start

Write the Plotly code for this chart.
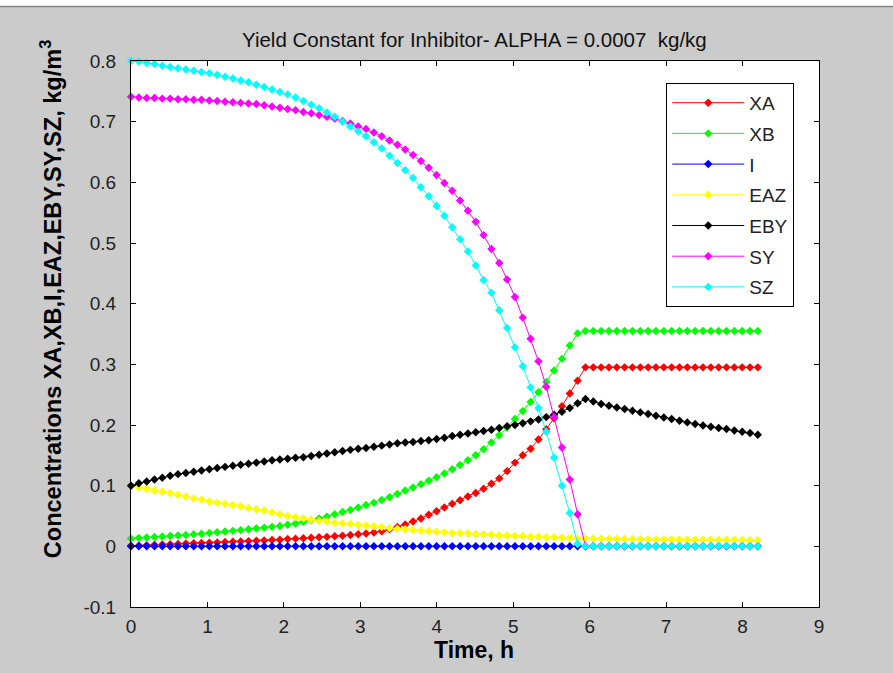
import numpy as np
import plotly.graph_objects as go

# time grid (h)
T_END = 8.2
N_PTS = 81
time_h = np.linspace(0, T_END, N_PTS)

XA = [0.001, 0.0015, 0.002, 0.0025, 0.003, 0.0035, 0.004, 0.0045, 0.005, 0.0055,
      0.006, 0.0065, 0.007, 0.0075, 0.008, 0.0086, 0.0092, 0.0098, 0.0104, 0.011,
      0.012, 0.0127, 0.0134, 0.0141, 0.0148, 0.0156, 0.0165, 0.0175, 0.0186, 0.0198,
      0.0212, 0.0228, 0.0248, 0.028, 0.032, 0.036, 0.041, 0.046, 0.052, 0.058,
      0.064, 0.070, 0.076, 0.082, 0.088, 0.095, 0.103, 0.112, 0.124, 0.138,
      0.150, 0.161, 0.176, 0.193, 0.211, 0.231, 0.252, 0.273, 0.295,
      0.295, 0.295, 0.295, 0.295, 0.295, 0.295, 0.295, 0.295, 0.295, 0.295, 0.295,
      0.295, 0.295, 0.295, 0.295, 0.295, 0.295, 0.295, 0.295, 0.295, 0.295, 0.295]

XB = [0.013, 0.0137, 0.0145, 0.0153, 0.0161, 0.017, 0.0179, 0.0188, 0.0198, 0.0208,
      0.022, 0.0231, 0.0243, 0.0255, 0.0267, 0.028, 0.0293, 0.0307, 0.0321, 0.0336,
      0.0355, 0.0378, 0.0405, 0.0432, 0.046, 0.049, 0.053, 0.0565, 0.060, 0.064,
      0.068, 0.072, 0.0765, 0.081, 0.0865, 0.092, 0.097, 0.1025, 0.108, 0.114,
      0.120, 0.127, 0.134, 0.142, 0.150, 0.160, 0.171, 0.183, 0.196, 0.210,
      0.223, 0.238, 0.254, 0.271, 0.290, 0.309, 0.331, 0.351, 0.355,
      0.355, 0.355, 0.355, 0.355, 0.355, 0.355, 0.355, 0.355, 0.355, 0.355, 0.355,
      0.355, 0.355, 0.355, 0.355, 0.355, 0.355, 0.355, 0.355, 0.355, 0.355, 0.355]

I_INH = [0.0, 0.0, 0.0, 0.0, 0.0, 0.0, 0.0, 0.0, 0.0, 0.0,
         0.0, 0.0, 0.0, 0.0, 0.0, 0.0, 0.0, 0.0, 0.0, 0.0,
         0.0, 0.0, 0.0, 0.0, 0.0, 0.0, 0.0, 0.0, 0.0, 0.0,
         0.0, 0.0, 0.0, 0.0, 0.0, 0.0, 0.0, 0.0, 0.0, 0.0,
         0.0, 0.0, 0.0, 0.0, 0.0, 0.0, 0.0, 0.0, 0.0, 0.0,
         0.0, 0.0, 0.0, 0.0, 0.0, 0.0, 0.0, 0.0, 0.0, 0.0,
         0.0, 0.0, 0.0, 0.0, 0.0, 0.0, 0.0, 0.0, 0.0, 0.0,
         0.0, 0.0, 0.0, 0.0, 0.0, 0.0, 0.0, 0.0, 0.0, 0.0, 0.0]

EAZ = [0.100, 0.097, 0.095, 0.092, 0.090, 0.088, 0.085, 0.082, 0.079, 0.077,
       0.074, 0.072, 0.070, 0.068, 0.066, 0.063, 0.061, 0.059, 0.056, 0.053,
       0.050, 0.048, 0.046, 0.044, 0.042, 0.041, 0.039, 0.038, 0.037, 0.035,
       0.034, 0.033, 0.032, 0.030, 0.029, 0.028, 0.027, 0.026, 0.025, 0.024,
       0.023, 0.022, 0.022, 0.021, 0.020, 0.020, 0.019, 0.018, 0.018, 0.017,
       0.017, 0.016, 0.016, 0.015, 0.015, 0.014, 0.014, 0.013, 0.013,
       0.0128, 0.0126, 0.0124, 0.0122, 0.012, 0.0118, 0.0116, 0.0115, 0.0114, 0.0113, 0.0112,
       0.0111, 0.011, 0.0109, 0.0108, 0.0107, 0.0106, 0.0105, 0.0104, 0.0103, 0.0102, 0.0101]

EBY = [0.100, 0.104, 0.107, 0.110, 0.113, 0.1165, 0.119, 0.121, 0.123, 0.125,
       0.127, 0.129, 0.131, 0.133, 0.1345, 0.136, 0.138, 0.140, 0.142, 0.143,
       0.1445, 0.146, 0.147, 0.149, 0.151, 0.153, 0.155, 0.157, 0.159, 0.161,
       0.162, 0.164, 0.166, 0.168, 0.170, 0.171, 0.172, 0.1735, 0.175, 0.177,
       0.179, 0.182, 0.184, 0.186, 0.188, 0.190, 0.192, 0.195, 0.198, 0.200,
       0.203, 0.206, 0.209, 0.213, 0.217, 0.222, 0.228, 0.236, 0.243,
       0.2389, 0.2346, 0.2318, 0.229, 0.2263, 0.2236, 0.2208, 0.2181, 0.2153, 0.2125, 0.2098,
       0.207, 0.2043, 0.2016, 0.1993, 0.1972, 0.195, 0.1934, 0.1911, 0.189, 0.1868, 0.184]

SY = [0.741, 0.740, 0.739, 0.739, 0.738, 0.738, 0.737, 0.737, 0.736, 0.736,
      0.735, 0.734, 0.733, 0.732, 0.731, 0.730, 0.729, 0.727, 0.725, 0.723,
      0.721, 0.719, 0.716, 0.714, 0.711, 0.708, 0.705, 0.701, 0.697, 0.692,
      0.688, 0.682, 0.676, 0.669, 0.662, 0.654, 0.645, 0.635, 0.624, 0.612,
      0.599, 0.586, 0.570, 0.553, 0.535, 0.513, 0.490, 0.467, 0.440, 0.411,
      0.377, 0.342, 0.305, 0.263, 0.213, 0.163, 0.110, 0.053, 0.0,
      0.0, 0.0, 0.0, 0.0, 0.0, 0.0, 0.0, 0.0, 0.0, 0.0, 0.0,
      0.0, 0.0, 0.0, 0.0, 0.0, 0.0, 0.0, 0.0, 0.0, 0.0, 0.0]

SZ = [0.800, 0.799, 0.797, 0.795, 0.792, 0.790, 0.788, 0.786, 0.784, 0.782,
      0.780, 0.777, 0.774, 0.771, 0.768, 0.765, 0.761, 0.757, 0.753, 0.749,
      0.745, 0.740, 0.734, 0.728, 0.722, 0.715, 0.708, 0.700, 0.692, 0.684,
      0.676, 0.666, 0.656, 0.644, 0.632, 0.620, 0.607, 0.592, 0.577, 0.561,
      0.545, 0.526, 0.506, 0.486, 0.463, 0.439, 0.418, 0.389, 0.360, 0.328,
      0.297, 0.262, 0.228, 0.189, 0.146, 0.100, 0.055, 0.004, 0.0,
      0.0, 0.0, 0.0, 0.0, 0.0, 0.0, 0.0, 0.0, 0.0, 0.0, 0.0,
      0.0, 0.0, 0.0, 0.0, 0.0, 0.0, 0.0, 0.0, 0.0, 0.0, 0.0]

series_names = ["XA", "XB", "I", "EAZ", "EBY", "SY", "SZ"]
series_values = [XA, XB, I_INH, EAZ, EBY, SY, SZ]
series_colors = ["#ff0000", "#00ff00", "#0000ff", "#ffff00", "#000000", "#ff00ff", "#00ffff"]

x_ticks = [0, 1, 2, 3, 4, 5, 6, 7, 8, 9]
y_ticks = [-0.1, 0, 0.1, 0.2, 0.3, 0.4, 0.5, 0.6, 0.7, 0.8]
y_ticktext = ["-0.1", "0", "0.1", "0.2", "0.3", "0.4", "0.5", "0.6", "0.7", "0.8"]

FONT = "Liberation Sans, Arial, sans-serif"

fig = go.Figure()
for i, (name, vals, col) in enumerate(zip(series_names, series_values, series_colors)):
    fig.add_trace(go.Scatter(
        x=time_h, y=vals, name=name, mode="lines+markers",
        line=dict(color=col, width=1),
        marker=dict(symbol="diamond", size=6.5, color=col),
        cliponaxis=False, legendgroup=name,
    ))

axis_common = dict(
    showgrid=False, zeroline=False, showline=True, linecolor="black", linewidth=1,
    mirror="ticks", ticks="inside", ticklen=5, tickcolor="black",
    tickfont=dict(family=FONT, size=19, color="#222222"),
)

fig.update_layout(
    width=893, height=673,
    paper_bgcolor="#cbcbcb", plot_bgcolor="white",
    margin=dict(l=131, r=74, t=61, b=66),
    showlegend=True,
    legend=dict(
        x=0.778, y=0.96, xanchor="left", yanchor="top",
        bgcolor="white", bordercolor="black", borderwidth=1,
        font=dict(family=FONT, size=19, color="#222222"),
        tracegroupgap=3, itemwidth=72,
        entrywidth=130, entrywidthmode="pixels",
    ),
    xaxis=dict(range=[0, 9], tickvals=x_ticks, ticklabelstandoff=2, **axis_common),
    yaxis=dict(range=[-0.1, 0.8], tickvals=y_ticks, ticktext=y_ticktext,
               ticklabelstandoff=10, **axis_common),
    annotations=[
        dict(text="Yield Constant for Inhibitor- ALPHA = 0.0007  kg/kg",
             xref="paper", yref="paper", x=0.499, y=1.0385, xanchor="center", yanchor="middle",
             showarrow=False, font=dict(family=FONT, size=20.5, color="#111111")),
        dict(text="<b>Time, h</b>", xref="paper", yref="paper", x=0.499, y=-0.0795,
             xanchor="center", yanchor="middle", showarrow=False,
             font=dict(family=FONT, size=23, color="black")),
        dict(text="<b>Concentrations XA,XB,I,EAZ,EBY,SY,SZ, kg/m<sup>3</sup></b>",
             xref="paper", yref="paper", x=-0.1163, y=0.5638, textangle=-90,
             xanchor="center", yanchor="middle", showarrow=False,
             font=dict(family=FONT, size=23.5, color="black")),
    ],
    shapes=[
        dict(type="rect", xref="paper", yref="paper", x0=-0.2, x1=1.2, y0=1.1, y1=1.2,
             fillcolor="white", line=dict(width=0), layer="below"),
        dict(type="line", xref="paper", yref="paper", x0=-0.2, x1=1.2, y0=1.1, y1=1.1,
             line=dict(color="#888888", width=1.5)),
    ],
)

fig.write_html("out.html")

end

Directions » Starting at the top of the listing above, reproduce each line up to and including the one with "time_h = np.linspace(0, T_END, N_PTS)"; omit the pictures.

Finished exercise »
Write the Plotly code for this chart.
import numpy as np
import plotly.graph_objects as go

# time grid (h)
T_END = 8.2
N_PTS = 81
time_h = np.linspace(0, T_END, N_PTS)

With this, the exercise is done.